Exercise objective => Every line that holds the string "this" is to be identified and copied.

Raw records =>

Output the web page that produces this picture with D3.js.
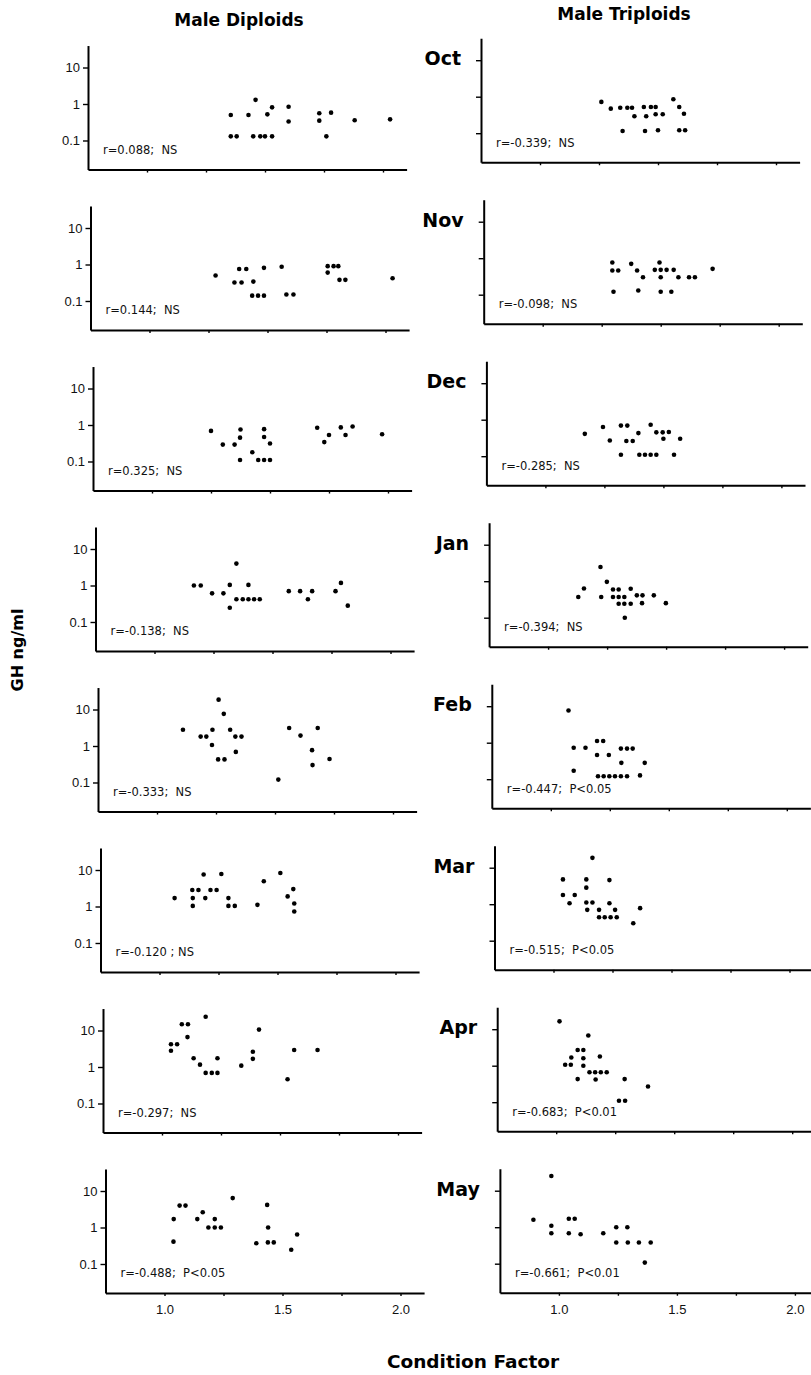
<!DOCTYPE html>
<html>
<head>
<meta charset="utf-8">
<script src="https://cdn.jsdelivr.net/npm/d3@7"></script>
<style>
  body { margin: 0; background: #fff; }
  svg { display: block; font-family: "DejaVu Sans", sans-serif; }
  .axis path, .axis line { stroke: #000; }
  .axis path { stroke-width: 2; }
  .axis line { stroke-width: 1.4; }
  .axis text { font-size: 13px; fill: #111; }
</style>
</head>
<body>
<div class="graph--gh"></div>
<script>
// months (rows), read top to bottom
var months = ["Oct", "Nov", "Dec", "Jan", "Feb", "Mar", "Apr", "May"];

// [condition factor, GH ng/ml]
var diploidOct = [[1.355,0.5],[1.355,0.13],[1.38,0.13],[1.43,0.5],[1.46,1.3],[1.45,0.13],[1.48,0.13],[1.50,0.13],[1.53,0.13],[1.51,0.52],[1.53,0.81],[1.60,0.84],[1.60,0.33],[1.73,0.56],[1.73,0.35],[1.76,0.13],[1.78,0.58],[1.88,0.36],[2.03,0.38]];
var diploidNov = [[1.28,0.5],[1.36,0.32],[1.39,0.32],[1.38,0.75],[1.41,0.75],[1.44,0.34],[1.435,0.14],[1.46,0.14],[1.485,0.14],[1.485,0.81],[1.56,0.87],[1.58,0.15],[1.61,0.15],[1.755,0.9],[1.78,0.9],[1.80,0.9],[1.755,0.6],[1.805,0.38],[1.83,0.38],[2.03,0.42]];
var diploidDec = [[1.25,0.69],[1.30,0.29],[1.35,0.29],[1.375,0.75],[1.373,0.45],[1.373,0.11],[1.425,0.18],[1.45,0.11],[1.475,0.11],[1.50,0.11],[1.475,0.77],[1.475,0.47],[1.50,0.31],[1.70,0.84],[1.73,0.34],[1.75,0.53],[1.80,0.86],[1.82,0.53],[1.85,0.91],[1.975,0.56]];
var diploidJan = [[1.167,1.0],[1.196,1.0],[1.244,0.61],[1.292,0.61],[1.319,1.04],[1.319,0.245],[1.347,3.98],[1.347,0.42],[1.374,0.42],[1.398,0.42],[1.422,0.42],[1.446,0.42],[1.398,1.04],[1.569,0.70],[1.617,0.70],[1.65,0.42],[1.668,0.70],[1.767,0.70],[1.79,1.18],[1.819,0.28]];
var diploidFeb = [[1.11,2.78],[1.185,1.81],[1.209,1.81],[1.235,2.78],[1.233,1.07],[1.261,18.6],[1.283,7.6],[1.31,2.78],[1.332,1.81],[1.358,1.81],[1.334,0.69],[1.259,0.43],[1.286,0.43],[1.514,0.12],[1.56,3.1],[1.608,1.93],[1.657,0.77],[1.681,3.1],[1.659,0.30],[1.731,0.44]];
var diploidMar = [[1.064,1.70],[1.139,2.83],[1.165,2.83],[1.141,1.70],[1.141,1.04],[1.187,7.5],[1.194,1.70],[1.216,2.83],[1.242,2.83],[1.262,7.8],[1.292,1.70],[1.292,1.04],[1.319,1.04],[1.415,1.11],[1.442,4.9],[1.512,8.3],[1.543,1.89],[1.567,3.0],[1.571,1.21],[1.571,0.73]];
var diploidApr = [[1.185,23.9],[1.084,14.9],[1.11,14.9],[1.108,6.6],[1.038,4.2],[1.064,4.2],[1.038,2.79],[1.134,1.74],[1.161,1.16],[1.185,0.69],[1.211,0.69],[1.235,0.69],[1.235,1.74],[1.336,1.09],[1.385,1.67],[1.385,2.62],[1.411,10.6],[1.532,0.46],[1.56,2.91],[1.659,2.91]];
var diploidMay = [[1.039,1.70],[1.038,0.41],[1.064,3.98],[1.089,3.98],[1.139,1.70],[1.162,2.61],[1.213,1.70],[1.186,1.0],[1.213,1.0],[1.239,1.0],[1.289,6.4],[1.389,0.37],[1.435,4.16],[1.439,1.0],[1.438,0.39],[1.463,0.39],[1.537,0.245],[1.562,0.64]];

var triploidOct = [[1.26,0.72],[1.30,0.47],[1.34,0.5],[1.37,0.5],[1.39,0.5],[1.40,0.29],[1.35,0.115],[1.44,0.52],[1.47,0.52],[1.49,0.52],[1.45,0.29],[1.49,0.33],[1.52,0.33],[1.445,0.115],[1.50,0.12],[1.565,0.85],[1.59,0.52],[1.61,0.34],[1.59,0.12],[1.615,0.12]];
var triploidNov = [[1.295,0.76],[1.295,0.46],[1.32,0.46],[1.30,0.12],[1.375,0.70],[1.40,0.46],[1.425,0.30],[1.405,0.13],[1.475,0.48],[1.50,0.48],[1.525,0.48],[1.555,0.48],[1.495,0.76],[1.50,0.30],[1.50,0.12],[1.545,0.12],[1.575,0.30],[1.62,0.30],[1.645,0.30],[1.72,0.51]];
var triploidDec = [[1.167,0.41],[1.244,0.63],[1.273,0.27],[1.32,0.69],[1.347,0.69],[1.343,0.26],[1.37,0.26],[1.32,0.11],[1.394,0.43],[1.398,0.11],[1.422,0.11],[1.446,0.11],[1.47,0.11],[1.446,0.73],[1.47,0.45],[1.497,0.45],[1.50,0.30],[1.523,0.46],[1.545,0.11],[1.571,0.30]];
var triploidJan = [[1.128,0.37],[1.152,0.63],[1.222,2.45],[1.225,0.37],[1.249,0.96],[1.275,0.59],[1.299,0.59],[1.275,0.37],[1.299,0.37],[1.323,0.37],[1.299,0.24],[1.323,0.24],[1.35,0.24],[1.35,0.62],[1.325,0.10],[1.376,0.41],[1.40,0.41],[1.398,0.25],[1.448,0.41],[1.499,0.25]];
var triploidFeb = [[1.075,7.6],[1.097,0.73],[1.097,0.17],[1.147,0.73],[1.196,1.11],[1.222,1.11],[1.196,0.46],[1.246,0.46],[1.20,0.12],[1.224,0.12],[1.248,0.12],[1.272,0.12],[1.297,0.12],[1.323,0.12],[1.297,0.69],[1.323,0.69],[1.347,0.69],[1.299,0.28],[1.378,0.127],[1.398,0.28]];
var triploidMar = [[1.165,18.6],[1.04,4.78],[1.139,4.78],[1.237,4.57],[1.139,2.84],[1.04,1.79],[1.09,1.79],[1.068,1.06],[1.139,1.11],[1.165,1.11],[1.237,1.06],[1.143,0.70],[1.193,0.70],[1.261,0.70],[1.193,0.44],[1.217,0.44],[1.242,0.44],[1.268,0.44],[1.367,0.78],[1.338,0.30]];
var triploidApr = [[1.014,16.4],[1.136,6.7],[1.091,2.7],[1.115,2.7],[1.064,1.68],[1.115,1.6],[1.185,1.78],[1.038,1.06],[1.062,1.06],[1.115,1.0],[1.141,0.66],[1.165,0.66],[1.189,0.66],[1.214,0.66],[1.091,0.43],[1.167,0.42],[1.29,0.43],[1.266,0.11],[1.292,0.11],[1.389,0.27]];
var triploidMay = [[0.968,25.4],[0.892,1.6],[0.968,1.1],[0.968,0.68],[1.042,1.70],[1.067,1.70],[1.042,0.68],[1.092,0.64],[1.188,0.68],[1.243,1.0],[1.29,1.0],[1.243,0.38],[1.292,0.38],[1.339,0.38],[1.389,0.38],[1.364,0.107]];

var diploidStats = ["r=0.088;  NS", "r=0.144;  NS", "r=0.325;  NS", "r=-0.138;  NS",
                    "r=-0.333;  NS", "r=-0.120 ; NS", "r=-0.297;  NS", "r=-0.488;  P<0.05"];
var triploidStats = ["r=-0.339;  NS", "r=-0.098;  NS", "r=-0.285;  NS", "r=-0.394;  NS",
                     "r=-0.447;  P<0.05", "r=-0.515;  P<0.05", "r=-0.683;  P<0.01", "r=-0.661;  P<0.01"];

var yTicks = [0.1, 1, 10];
var xTicks = [1.0, 1.25, 1.5, 1.75, 2.0];
var xLabelled = [1.0, 1.5, 2.0];

var diploids = [diploidOct, diploidNov, diploidDec, diploidJan, diploidFeb, diploidMar, diploidApr, diploidMay];
var triploids = [triploidOct, triploidNov, triploidDec, triploidJan, triploidFeb, triploidMar, triploidApr, triploidMay];

var width = 811, height = 1375;
var panelW = 318.6, panelH = 124;

var svg = d3.select(".graph--gh").append("svg")
    .attr("width", width)
    .attr("height", height);
svg.append("rect").attr("width", width).attr("height", height).attr("fill", "#fff");

var xScale = d3.scaleLinear().domain([0.75, 2.1]).range([0, panelW]);
var yScale = d3.scaleLog().domain([0.016, 40]).range([panelH, 0]);
var oneOffset = yScale(1);

// the scan drifts a little: each row sits slightly further right
function panelPos(col, row) {
  if (col === 0) return { x: 88 + row * 2.5, y: 104 + row * 160.5 - oneOffset };
  return { x: 481 + row * 2.7, y: 96.7 + row * 161.5 - oneOffset };
}

function drawPanel(col, row, data, stat) {
  var p = panelPos(col, row);
  var g = svg.append("g")
      .attr("class", "panel")
      .attr("transform", "translate(" + p.x + "," + p.y + ")");

  var yAxis = d3.axisLeft(yScale)
      .tickValues(yTicks)
      .tickSize(5)
      .tickSizeOuter(0)
      .tickPadding(3)
      .tickFormat(col === 0 ? function(d) { return d < 1 ? "0.1" : String(d); } : function() { return ""; });
  g.append("g").attr("class", "y axis").call(yAxis);

  var last = row === months.length - 1;
  var xAxis = d3.axisBottom(xScale)
      .tickValues(xTicks)
      .tickSize(3)
      .tickSizeOuter(0)
      .tickPadding(9)
      .tickFormat(function(d) { return (last && xLabelled.indexOf(d) >= 0) ? d3.format(".1f")(d) : ""; });
  g.append("g").attr("class", "x axis")
      .attr("transform", "translate(0," + panelH + ")")
      .call(xAxis);

  g.selectAll("circle.pt")
    .data(data)
    .enter().append("circle")
      .attr("class", "pt")
      .attr("cx", function(d) { return xScale(d[0]); })
      .attr("cy", function(d) { return yScale(d[1]); })
      .attr("r", 2.3)
      .attr("fill", "#000");

  g.append("text")
      .attr("x", 15)
      .attr("y", oneOffset + 50)
      .attr("font-size", 11.5)
      .attr("fill", "#111")
      .style("white-space", "pre")
      .text(stat);

  if (col === 1) {
    g.append("text")
        .attr("x", -20)
        .attr("y", yScale(10) + 5)
        .attr("text-anchor", "end")
        .attr("font-size", 19)
        .attr("font-weight", "bold")
        .text(months[row]);
  }
}

months.forEach(function(m, i) {
  drawPanel(0, i, diploids[i], diploidStats[i]);
  drawPanel(1, i, triploids[i], triploidStats[i]);
});

// column titles
svg.append("text")
    .attr("x", 239).attr("y", 26)
    .attr("text-anchor", "middle")
    .attr("font-size", 17).attr("font-weight", "bold")
    .text("Male Diploids");
svg.append("text")
    .attr("x", 624).attr("y", 20)
    .attr("text-anchor", "middle")
    .attr("font-size", 17).attr("font-weight", "bold")
    .text("Male Triploids");

// axis titles
svg.append("text")
    .attr("transform", "translate(23,650) rotate(-90)")
    .attr("text-anchor", "middle")
    .attr("font-size", 16).attr("font-weight", "bold")
    .text("GH ng/ml");
svg.append("text")
    .attr("x", 473).attr("y", 1368)
    .attr("text-anchor", "middle")
    .attr("font-size", 18.5).attr("font-weight", "bold")
    .text("Condition Factor");
</script>
</body>
</html>
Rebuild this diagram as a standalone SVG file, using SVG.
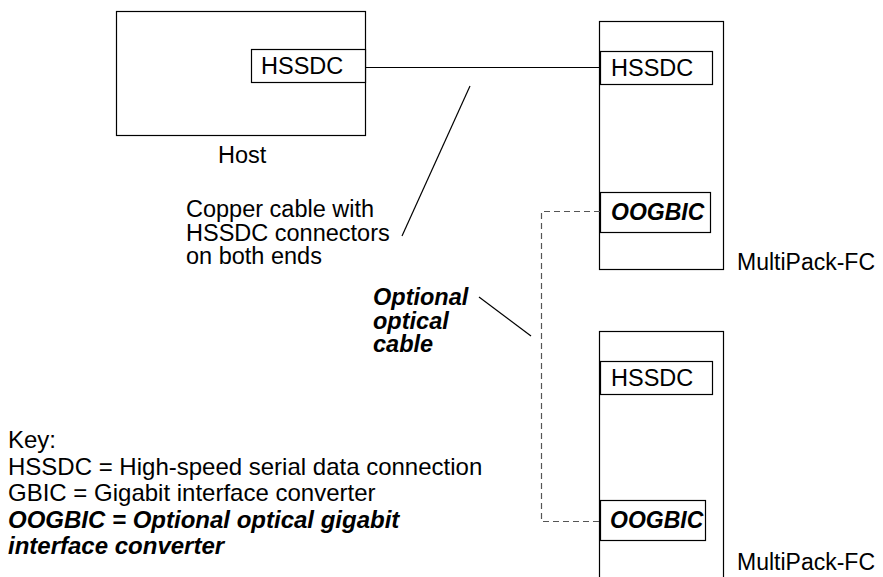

Solved exercise =>
Output the web page that produces this picture with D3.js.
Rebuild this diagram as a standalone SVG file, using SVG.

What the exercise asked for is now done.